A plate of churros and a mug of hot chocolate is the best dessert on the menu at Hugo's, the upscale Mexican restaurant on Westheimer. A churro is a Mexican donut made by pushing dough through a nozzle into a deep fryer. The nozzle gives the long, stick-shaped donut pronounced ridges, which trap the cinnamon and sugar topping.
At Hugo's, the kitchen doesn't fry the churros until they are ordered, so they're served piping hot. Hugo's fills the hollow tube inside the donut with dulce de leche and serves it on a plate with a little scoop of mocha ice cream. But I can't afford to pay ten dollars every time I want a Mexican donut. So I had to find some alternate suppliers.
El Bolillo, the big Mexican bakery across from Canino's, has decent churros if you get them when they're hot. But the best I've found outside of Hugo's are the churros rellenos at Aranda's Bakery on Beechnut. At first I was disappointed because the regular churros were stone cold. But then I realized the regular churros were getting cold because everybody was buying the churros rellenos.

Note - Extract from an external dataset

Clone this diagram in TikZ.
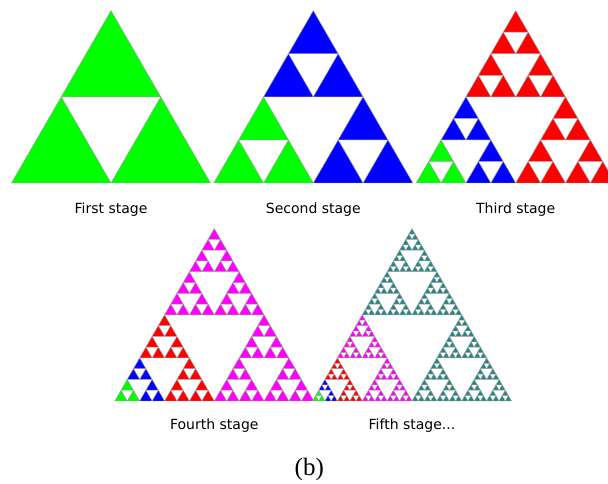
\documentclass[tikz,border=0pt]{standalone}
\usepackage{fontspec}
\newfontfamily\labelfont{DejaVu Sans}
\newfontfamily\capfont{Liberation Serif}
\definecolor{edgegray}{RGB}{160,160,160}
\definecolor{stc1}{RGB}{0,255,0}
\definecolor{stc2}{RGB}{0,0,255}
\definecolor{stc3}{RGB}{255,0,0}
\definecolor{stc4}{RGB}{255,0,255}
\definecolor{stc5}{RGB}{31,138,132}
\tikzset{
  tri/.style={draw=edgegray, line width=0.45pt, line join=miter},
  stagelabel/.style={anchor=base, inner sep=0pt, font=\labelfont\fontsize{14}{16}\selectfont},
  caption/.style={anchor=base, inner sep=0pt, font=\capfont\fontsize{25}{28}\selectfont}
}
% #1 depth, #2 x, #3 y (bottom-left corner), #4 side, #5 colour
\newcommand\sierp[5]{%
  \ifnum#1=0
    \filldraw[tri, fill=#5] (#2,#3) -- ++(#4,0) -- ++(120:#4) -- cycle;
  \else
    \begingroup
    \pgfmathsetmacro\sHS{#4/2}%
    \pgfmathsetmacro\sXR{#2+#4/2}%
    \pgfmathsetmacro\sXT{#2+#4/4}%
    \pgfmathsetmacro\sYT{#3+#4*0.4330127}%
    \pgfmathtruncatemacro\sDD{#1-1}%
    \edef\sNext{\noexpand\sierp{\sDD}{#2}{#3}{\sHS}{#5}\noexpand\sierp{\sDD}{\sXR}{#3}{\sHS}{#5}\noexpand\sierp{\sDD}{\sXT}{\sYT}{\sHS}{#5}}%
    \expandafter\endgroup\sNext
  \fi}
% #1 stage number, #2 x, #3 y, #4 side
\newcommand\stagetri[4]{%
  \ifnum#1=1
    \sierp{1}{#2}{#3}{#4}{stc1}%
  \else
    \begingroup
    \pgfmathsetmacro\sHS{#4/2}%
    \pgfmathsetmacro\sXR{#2+#4/2}%
    \pgfmathsetmacro\sXT{#2+#4/4}%
    \pgfmathsetmacro\sYT{#3+#4*0.4330127}%
    \pgfmathtruncatemacro\sDD{#1-1}%
    \edef\sNext{\noexpand\sierp{\sDD}{\sXR}{#3}{\sHS}{stc#1}\noexpand\sierp{\sDD}{\sXT}{\sYT}{\sHS}{stc#1}\noexpand\stagetri{\sDD}{#2}{#3}{\sHS}}%
    \expandafter\endgroup\sNext
  \fi}
\begin{document}
\begin{tikzpicture}[x=1pt,y=1pt]
\clip (0,0) rectangle (608,484);
\fill[white] (0,0) rectangle (608,484);
\stagetri{1}{11.5}{301}{199}
\stagetri{2}{213.8}{301}{199}
\stagetri{3}{416.2}{301}{199}
\stagetri{4}{114.8}{83}{199}
\stagetri{5}{312.5}{83}{199}
\node[stagelabel] (l1) at (111,270) {First stage};
\node[stagelabel] (l2) at (313.3,270) {Second stage};
\node[stagelabel] (l3) at (515.7,270) {Third stage};
\node[stagelabel] (l4) at (214.3,54) {Fourth stage};
\node[stagelabel] (l5) at (412,54) {Fifth stage...};
\node[caption] (cap) at (309.3,8) {(b)};
\end{tikzpicture}
\end{document}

These may be the best churros in the city -- they are filled with dulce de leche and tipped with a little chocolate. They are so popular, they are usually piping hot, and they cost a dollar each. I also grabbed an intriguing cream-filled donut at Aranda's. Instead of being injected, it was simply cut in half, and the filling was generously spooned in. The regular raised donuts were nothing special. But there was a big Dia de Los Muertos display in the window, so make plans now to pick up your pan muertos here for your Day of the Dead celebration this coming weekend.